Ransomware has also targeted other types of public entities, including local governments and police departments. This March, according to reports, the City of Albany was plagued by malicious ransomware. The attack on the city impacted municipal systems, with locals unable to receive documentation like birth certificates, death certificates and marriage licenses for days. The Schuyler County Sheriff’s Department was also inflicted by ransomware in 2017, with the incident resulting in the county’s 911 emergency system reportedly being taken offline. Schumer said that while, fortunately, Schuyler County was able to regain access to its 911 emergency system without any major incidents occurring, the consequences could have been devastating.

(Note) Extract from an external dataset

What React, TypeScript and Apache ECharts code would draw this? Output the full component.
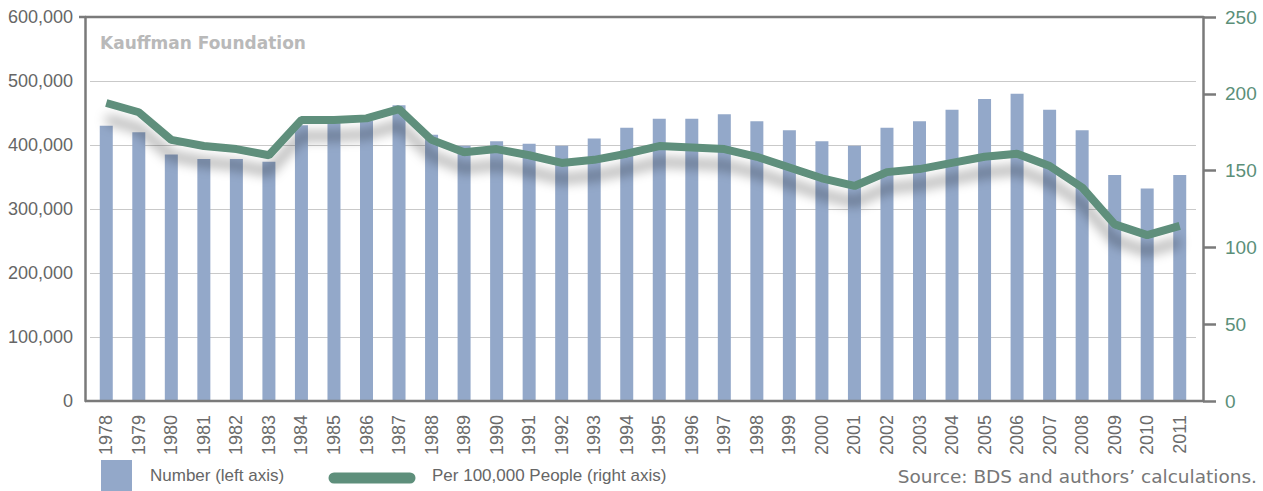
import React, { useEffect, useRef } from "react";
import * as echarts from "echarts";

const years = [
  "1978", "1979", "1980", "1981", "1982", "1983", "1984", "1985", "1986", "1987",
  "1988", "1989", "1990", "1991", "1992", "1993", "1994", "1995", "1996", "1997",
  "1998", "1999", "2000", "2001", "2002", "2003", "2004", "2005", "2006", "2007",
  "2008", "2009", "2010", "2011",
];

const firmsNumber = [
  430000, 420000, 385000, 378000, 378000, 374000, 431000, 435000, 438000, 462000,
  416000, 399000, 406000, 402000, 399000, 410000, 427000, 441000, 441000, 448000,
  437000, 423000, 406000, 399000, 427000, 437000, 455000, 472000, 480000, 455000,
  423000, 353000, 332000, 353000,
];

const perHundredThousand = [
  194, 188, 170, 166, 164, 160, 183, 183, 184, 190,
  170, 162, 164, 160, 155, 157, 161, 166, 165, 164,
  159, 152, 145, 140, 149, 151, 155, 159, 161, 153,
  139, 115, 108, 114,
];

const leftAxisRange = { min: 0, max: 600000, interval: 100000 };
const rightAxisRange = { min: 0, max: 250, interval: 50 };

const seriesNames = ["Number (left axis)", "Per 100,000 People (right axis)"];
const watermark = "Kauffman Foundation";
const sourceNote = "Source: BDS and authors\u2019 calculations.";

const COND = '"Liberation Sans", Arial, sans-serif';
const REG = '"Liberation Sans", Arial, sans-serif';
const WIDE = '"DejaVu Sans", sans-serif';
const BAR = "#93a8c9";
const LINE = "#5e8f7b";
const AXIS = "#7a7a7a";

export default function App() {
  const ref = useRef<HTMLDivElement>(null);

  useEffect(() => {
    if (!ref.current) return;
    const chart = echarts.init(ref.current, undefined, { renderer: "svg" });
    chart.setOption({
      animation: false,
      backgroundColor: "#ffffff",
      grid: { left: 90, right: 67, top: 17, bottom: 90, containLabel: false },
      xAxis: {
        type: "category",
        data: years,
        boundaryGap: true,
        axisLine: { show: false },
        axisTick: { show: false },
        axisLabel: {
          rotate: 90,
          margin: 14,
          color: "#6b6b6b",
          fontFamily: REG,
          fontSize: 18,
          interval: 0,
        },
      },
      yAxis: [
        {
          type: "value",
          position: "left",
          offset: 5,
          ...leftAxisRange,
          axisLine: { show: true, lineStyle: { color: AXIS, width: 2.5 } },
          axisTick: { show: false },
          splitLine: { show: true, lineStyle: { color: "#c9c9c9", width: 1 } },
          axisLabel: {
            margin: 12,
            color: "#666666",
            fontFamily: COND,
            fontSize: 18,
            formatter: (v: number) => v.toLocaleString("en-US"),
          },
        },
        {
          type: "value",
          position: "right",
          offset: 7,
          ...rightAxisRange,
          axisLine: { show: true, lineStyle: { color: AXIS, width: 2.5 } },
          axisTick: { show: true, inside: false, length: 13, lineStyle: { color: AXIS, width: 2.5 } },
          splitLine: { show: false },
          axisLabel: {
            margin: 22,
            color: "#5b8f79",
            fontFamily: COND,
            fontSize: 19,
          },
        },
      ],
      series: [
        {
          name: seriesNames[0],
          type: "bar",
          yAxisIndex: 0,
          data: firmsNumber,
          barWidth: 13,
          itemStyle: { color: BAR },
          z: 2,
        },
        {
          name: seriesNames[1],
          type: "line",
          yAxisIndex: 1,
          data: perHundredThousand,
          symbol: "none",
          lineStyle: {
            color: LINE,
            width: 8,
            shadowColor: "rgba(0,0,0,0.35)",
            shadowBlur: 12,
            shadowOffsetY: 16,
          },
          z: 3,
        },
      ],
      graphic: [
        { type: "line", shape: { x1: 85, y1: 17, x2: 1203, y2: 17 }, style: { stroke: AXIS, lineWidth: 2.5 }, z: 10 },
        { type: "line", shape: { x1: 85, y1: 401, x2: 1203, y2: 401 }, style: { stroke: AXIS, lineWidth: 2.5 }, z: 10 },
        { type: "line", shape: { x1: 79, y1: 17, x2: 85, y2: 17 }, style: { stroke: AXIS, lineWidth: 2.5 }, z: 10 },
        {
          type: "text",
          left: 100,
          top: 34,
          style: { text: watermark, fill: "#b9b9b9", font: `bold 17px ${WIDE}` },
          z: 10,
        },
        { type: "rect", shape: { x: 101, y: 460, width: 31, height: 31 }, style: { fill: BAR }, z: 10 },
        {
          type: "text",
          left: 150,
          top: 467,
          style: { text: seriesNames[0], fill: "#666666", font: `17px ${COND}` },
          z: 10,
        },
        {
          type: "line",
          shape: { x1: 334, y1: 478, x2: 410, y2: 478 },
          style: { stroke: LINE, lineWidth: 11, lineCap: "round" },
          z: 10,
        },
        {
          type: "text",
          left: 432,
          top: 467,
          style: { text: seriesNames[1], fill: "#666666", font: `17px ${COND}` },
          z: 10,
        },
        {
          type: "text",
          right: 6,
          top: 467,
          style: { text: sourceNote, fill: "#777777", font: `18.5px ${WIDE}` },
          z: 10,
        },
      ],
    });
    return () => chart.dispose();
  }, []);

  return (
    <div
      ref={ref}
      style={{ position: "fixed", left: 0, top: 0, width: 1263, height: 491 }}
    />
  );
}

Furthermore, hackers frequently target private entities with ransomware as well. This June, hackers attempted to break into the Olean Medical Group’s computer system. The personal information and records of patients were protected during the incident, however, it did lead to Olean Medical Group taking its computer system down. This forced doctors seeing patients to chart on paper, rather than digitally. And in 2017, the Erie County Medical Center was devastated by ransomware. Reportedly, the ransomware attack rendered over 6,000 computers inoperable, with hackers demanding roughly $30,000 in bitcoin as payment. Schumer explained that while Erie County Medical Center refused to pay the ransom, the incident in total cost the organization a total of $10 million for new computer software, hardware, technical assistance and overtime pay for employees.